Town employees 'Caught in the Act'
July 14, 2010
To boost morale and to acknowledge town employees who have gone above and beyond what is required of them, the Town of Gilford now keeps a close eye on good deeds and rewards those who are "Caught in the Act."
Town employees have been taken by surprise recently when a fellow employee or boss "tattles" on their positive tales and warming acts involving children, the elderly, or the community as a whole.
Town Administrator Scott Dunn first conjured up this idea toward the end of last year after receiving similar suggestions from the Safety Committee, which works on morale issues within the town.
Standards are high to report someone who has gone out of their way for others, although over a dozen employees have already been rewarded for their acts of kindness and their devoted work to their particular service.
"We look for someone going above and beyond the call of duty, whether it is a boss or a colleague who saw so-and-so doing something. It's fairly low key," said Dunn.
He said the employees who have been caught doing good are rewarded with a $5 Dunkin' Donuts gift certificate and a write up. Recipients have been pleasantly surprised, he said.
"It is meant to acknowledge those who do good things more than anything. We've had 12 or so people since we started, and the 13th will be announced during the selectmen's meeting (Wednesday)," said Dunn.
The first recipients to ever receive the "Caught in the Act" award on behalf of the town include Tom Aselton of Gilford Fire Rescue and Danielle LaFond of the Town Clerk's office.
The most recent recipients of the award include Gilford Fire Rescue firefighter Nick Proulx and Lieutenant Nick Mercuri, caught by Fire Chief John Beland, and Terry Clairmont of the Department of Public Works, caught by an anonymous group of employees and citizens.
Proulx and Mercuri were acknowledged on June 25 at an employee barbecue for their April 1 act. Both GFR employees were returning from inspection in a fire truck, and happened to drive by a group of children from a local day care center.
Instead of just waving back or tooting their horn at the excitable children, they parked the truck and spoke with the children, giving them messages filled with safety and a coveted tour of the fire engine.
Clairmont of the DPW was also acknowledged during the employee barbecue for his act, which the anonymous nominating group thought went beyond his call of duty.

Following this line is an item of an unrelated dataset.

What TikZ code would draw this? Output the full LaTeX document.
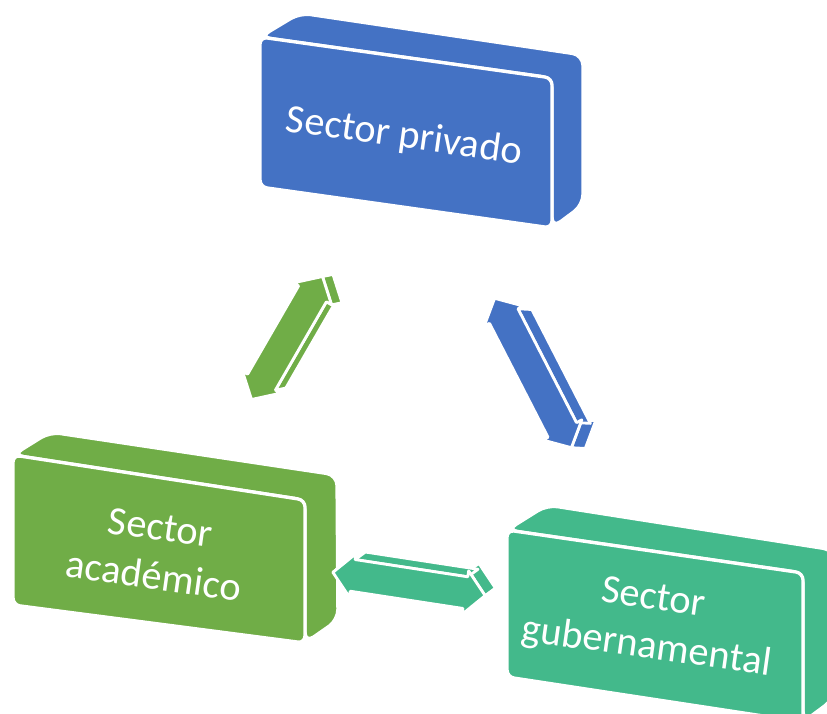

Clairmont is responsible for the renovation of the antique water pump that now stands as the centerpiece at the Potter Hill Triangle Park. After receiving the historical but dysfunctional hand water pump, Clairmont took his own initiative to find and fabricate needed parts for the pump to make it functional again, and then created a new base and gave the pump a fresh coat of paint.
"People like being recognized when they go above and beyond," Dunn said. "Some people are shocked that they have been noticed."